Personally I think that two different uses cases are being conflated. In a consumer environment, you should follow their advice and just give ZFS direct access to the drives. With "real" enterprise hardware, disks store their own checksums for every sector and validate it (and error correct it) on every read, so there's no need for RAIDz.

 

It's non-ZFS RAID and ZFS RAIDz that it doesn't make sense to mix -- not ZFS itself and RAID.

 

ZFS sounds awesome, very awesome. However many of the requirements and acceptable hardware makes it more difficult and picky than just running raid 10 on a computer (software.) as many motherboards support this. (Even if it is only 4 drives)

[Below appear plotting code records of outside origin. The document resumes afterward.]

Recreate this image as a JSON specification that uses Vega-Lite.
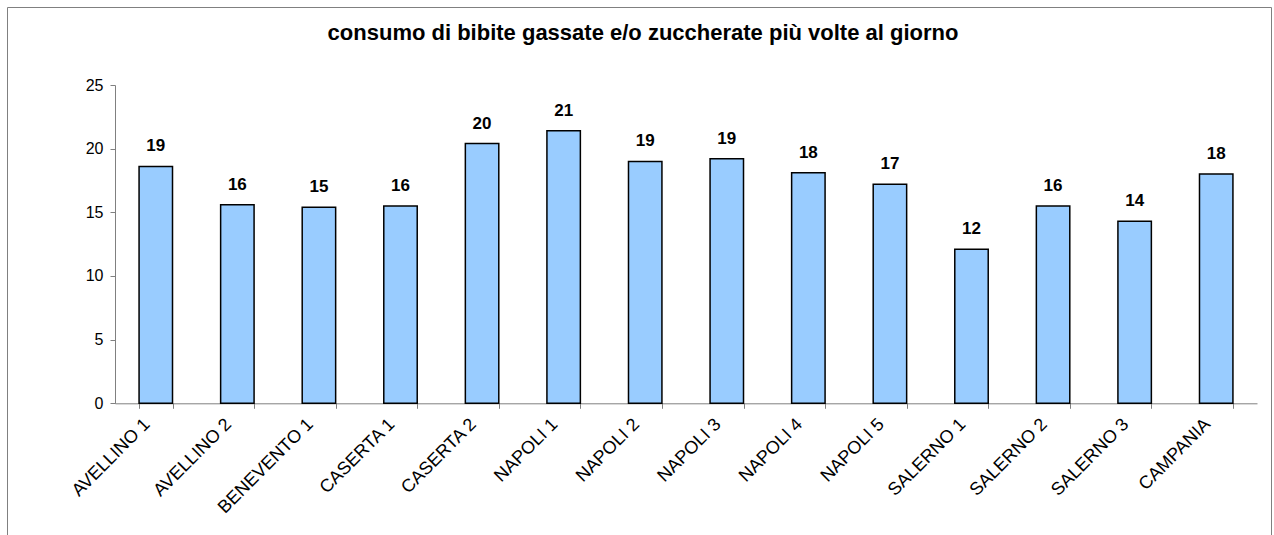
{
  "$schema": "https://vega.github.io/schema/vega-lite/v6.json",
  "width": 1264,
  "height": 528,
  "autosize": {"type": "none"},
  "padding": {"left": 7, "top": 7, "right": 3, "bottom": 0},
  "background": "white",
  "title": {
    "text": "consumo di bibite gassate e/o zuccherate più volte al giorno",
    "font": "Liberation Sans",
    "fontSize": 22,
    "fontWeight": "bold",
    "color": "black",
    "anchor": "middle",
    "offset": -38,
    "dx": 4
  },
  "data": {
    "values": [
      {"asl": "AVELLINO 1", "valore": 18.6},
      {"asl": "AVELLINO 2", "valore": 15.6},
      {"asl": "BENEVENTO 1", "valore": 15.4},
      {"asl": "CASERTA 1", "valore": 15.5},
      {"asl": "CASERTA 2", "valore": 20.4},
      {"asl": "NAPOLI 1", "valore": 21.4},
      {"asl": "NAPOLI 2", "valore": 19.0},
      {"asl": "NAPOLI 3", "valore": 19.2},
      {"asl": "NAPOLI 4", "valore": 18.1},
      {"asl": "NAPOLI 5", "valore": 17.2},
      {"asl": "SALERNO 1", "valore": 12.1},
      {"asl": "SALERNO 2", "valore": 15.5},
      {"asl": "SALERNO 3", "valore": 14.3},
      {"asl": "CAMPANIA", "valore": 18.0}
    ]
  },
  "encoding": {
    "x": {
      "field": "asl",
      "type": "nominal",
      "sort": null,
      "scale": {"range": [108, 1250], "paddingInner": 0.59, "paddingOuter": 0.295},
      "axis": {
        "title": null,
        "offset": -131.7,
        "tickBand": "extent",
        "labelAngle": -45,
        "labelAlign": "right",
        "labelBaseline": "middle",
        "labelFont": "Liberation Sans",
        "labelFontSize": 18,
        "labelColor": "black",
        "labelPadding": 13,
        "labelOffset": -9,
        "labelOverlap": false,
        "domainColor": "#808080",
        "tickColor": "#808080",
        "tickSize": 5,
        "grid": false
      }
    },
    "y": {
      "field": "valore",
      "type": "quantitative",
      "scale": {"domain": [0, 25], "range": [396.3, 78], "nice": false, "zero": true},
      "axis": {
        "title": null,
        "offset": -108,
        "values": [0, 5, 10, 15, 20, 25],
        "labelFont": "Liberation Sans",
        "labelFontSize": 16,
        "labelColor": "black",
        "labelPadding": 7,
        "domainColor": "#808080",
        "tickColor": "#808080",
        "tickSize": 5,
        "grid": false
      }
    }
  },
  "layer": [
    {"mark": {"type": "bar", "fill": "#99CCFF", "stroke": "black", "strokeWidth": 1.5}},
    {
      "mark": {"type": "text", "dy": -15, "baseline": "alphabetic", "font": "Liberation Sans", "fontSize": 17, "fontWeight": "bold", "color": "black"},
      "encoding": {"text": {"field": "valore", "type": "quantitative", "format": ".0f"}}
    }
  ],
  "config": {"view": {"stroke": "#808080", "strokeWidth": 1}}
}
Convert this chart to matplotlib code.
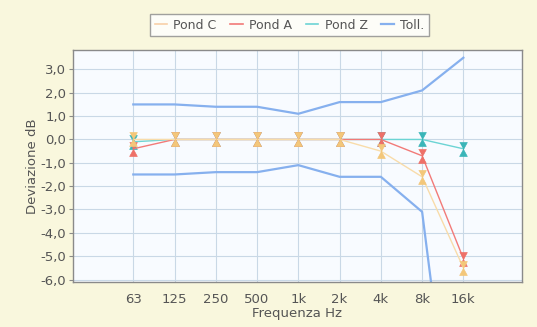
import matplotlib.pyplot as plt
from matplotlib.ticker import FuncFormatter

# frequency bands and deviations (dB)
bands = ["63", "125", "250", "500", "1k", "2k", "4k", "8k", "16k"]
pond_c = [0.0, 0.0, 0.0, 0.0, 0.0, 0.0, -0.5, -1.6, -5.5]
pond_a = [-0.4, 0.0, 0.0, 0.0, 0.0, 0.0, 0.0, -0.7, -5.1]
pond_z = [-0.1, 0.0, 0.0, 0.0, 0.0, 0.0, 0.0, 0.0, -0.4]
toll_up = [1.5, 1.5, 1.4, 1.4, 1.1, 1.6, 1.6, 2.1, 3.5]
toll_low = [-1.5, -1.5, -1.4, -1.4, -1.1, -1.6, -1.6, -3.1, -17.0]

bg = "#f9f7dd"
txt = "#555555"

# hourglass marker: triangle down on top, triangle up below
hourglass = [(-0.55, 1), (0.55, 1), (0, 0), (-0.55, -1), (0.55, -1), (0, 0)]

fig = plt.figure(figsize=(5.37, 3.27), dpi=100, facecolor=bg)
ax = fig.add_axes([0.136, 0.138, 0.836, 0.709])
ax.set_facecolor("#f8fbff")

x = list(range(len(bands)))

ax.plot(x, toll_up, color="#86b0ee", lw=1.6, zorder=2)
ax.plot(x, toll_low, color="#86b0ee", lw=1.6, zorder=2)

ax.plot(x, pond_z, color="#6cd4d4", lw=1.0, marker=hourglass, ms=10,
        mfc="#3ab5b8", mec="#3ab5b8", mew=0.5, zorder=3)
ax.plot(x, pond_a, color="#f27a78", lw=1.0, marker=hourglass, ms=10,
        mfc="#ee7068", mec="#ee7068", mew=0.5, zorder=4)
ax.plot(x, pond_c, color="#f8dcaa", lw=1.0, marker=hourglass, ms=10,
        mfc="#f3c77a", mec="#f3c77a", mew=0.5, zorder=5)

ax.set_xlim(-1.46, 9.42)
ax.set_ylim(-6.1, 3.83)
ax.set_xticks(x)
ax.set_xticklabels(bands)
ax.set_yticks(range(-6, 4))
ax.yaxis.set_major_formatter(FuncFormatter(lambda v, p: f"{v:.1f}".replace(".", ",")))

ax.grid(True, color="#c9d8e6", lw=0.8)
ax.set_axisbelow(True)
for s in ax.spines.values():
    s.set_color("#8a8a8a")
    s.set_linewidth(1.0)

ax.tick_params(axis="x", length=0, pad=8, labelsize=9.5, labelcolor=txt)
ax.tick_params(axis="y", length=3, color="#8a8a8a", pad=2, labelsize=9.5, labelcolor=txt)

ax.set_xlabel("Frequenza Hz", fontsize=9.5, color=txt, labelpad=1)
ax.set_ylabel("Deviazione dB", fontsize=9.5, color=txt, labelpad=1)

# legend with plain line handles
handles = [
    plt.Line2D([], [], color="#f8d0a8", lw=1.2),
    plt.Line2D([], [], color="#f27a78", lw=1.2),
    plt.Line2D([], [], color="#6cd4d4", lw=1.2),
    plt.Line2D([], [], color="#86b0ee", lw=1.6),
]
leg = fig.legend(handles, ["Pond C", "Pond A", "Pond Z", "Toll."], ncol=4,
                 loc="upper left", bbox_to_anchor=(0.268, 0.975),
                 frameon=True, fancybox=False, fontsize=9,
                 handlelength=1.0, handletextpad=0.5, columnspacing=1.1,
                 borderpad=0.35, labelcolor=txt)
leg.get_frame().set_edgecolor("#8a8a8a")
leg.get_frame().set_facecolor("white")
leg.get_frame().set_linewidth(1.0)

fig.savefig("out.png", dpi=100, facecolor=bg)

Be careful that hype isn't mistaken for 'awesome'. ;) It has some great features, but tuning it is very difficult, the hardware requirements for reliable and fast operation are very high, and the protection it offers is rather small.

 

The most commonly trotted out industry support for ZFS is the CERN data integrity paper from 2007, which didn't deal with ZFS itself, it was just a study on undetected hardware errors both from disk and memory. The result of their study was that they found 500 undetected (by disk or RAID) errors after writing and reading back 2.5 Petabytes. That's 2,500 TB. They wrote and read back 2GB of data to 3,000 different servers every 2 hours for 5 weeks, and detected 500 errors that the disks and RAID arrays did not catch.

 

The errors were concentrated on 100 of the 3,000 nodes the test was run on.

 

They also tested 500 RAID-5 arrays with their built in verify, which found and corrected 300 errors over the course of 4 weeks.

 

I haven't been able to find any details on their hardware except that the drives were WD and the controllers 3ware. Not telling if they are SATA, SAS, SCSI, FC, or what.

 

They did say that 80% (400 of the 500) of the disk errors they encountered were due to bad WD firmware.

Posted

those are pretty small errors rate on data. However it evident that if you want zfs to work properly you either do it correctly or go home. It isn't like runing a simple software raid from some 70 dollar MoBo that you picked up at Fry's. However I keep getting drawn to it because I just really like all the features that they have. The only other one that was interesting was BTFS.

Posted

What I've heard says btrfs isn't ready for primetime yet, but that could just be disinfo from a zfs fanboy. The two "new" things I want out of any filesystem are online expansion, and elegant handling of thousands (or millions) of small files. At work we archive millions of smallish files (200K or smaller) and need to be able to quickly serve any of them, and delete any branches on demand. ZFS solves the online expansion issue, but still sucks at the other one.

 

I started trying some distributed solutions (Moose, GridFS, etc) to spread the load around. I really like moose but unfortunately there are still some bugs in the FreeBSD FUSE system, and heavy usage leads to kernel panics. In the end no filesystem could fit the bill and databases are simply too slow, so I started storing the files in Riak which does everything we need it to.

 

At home, I don't need any of that fancy stuff.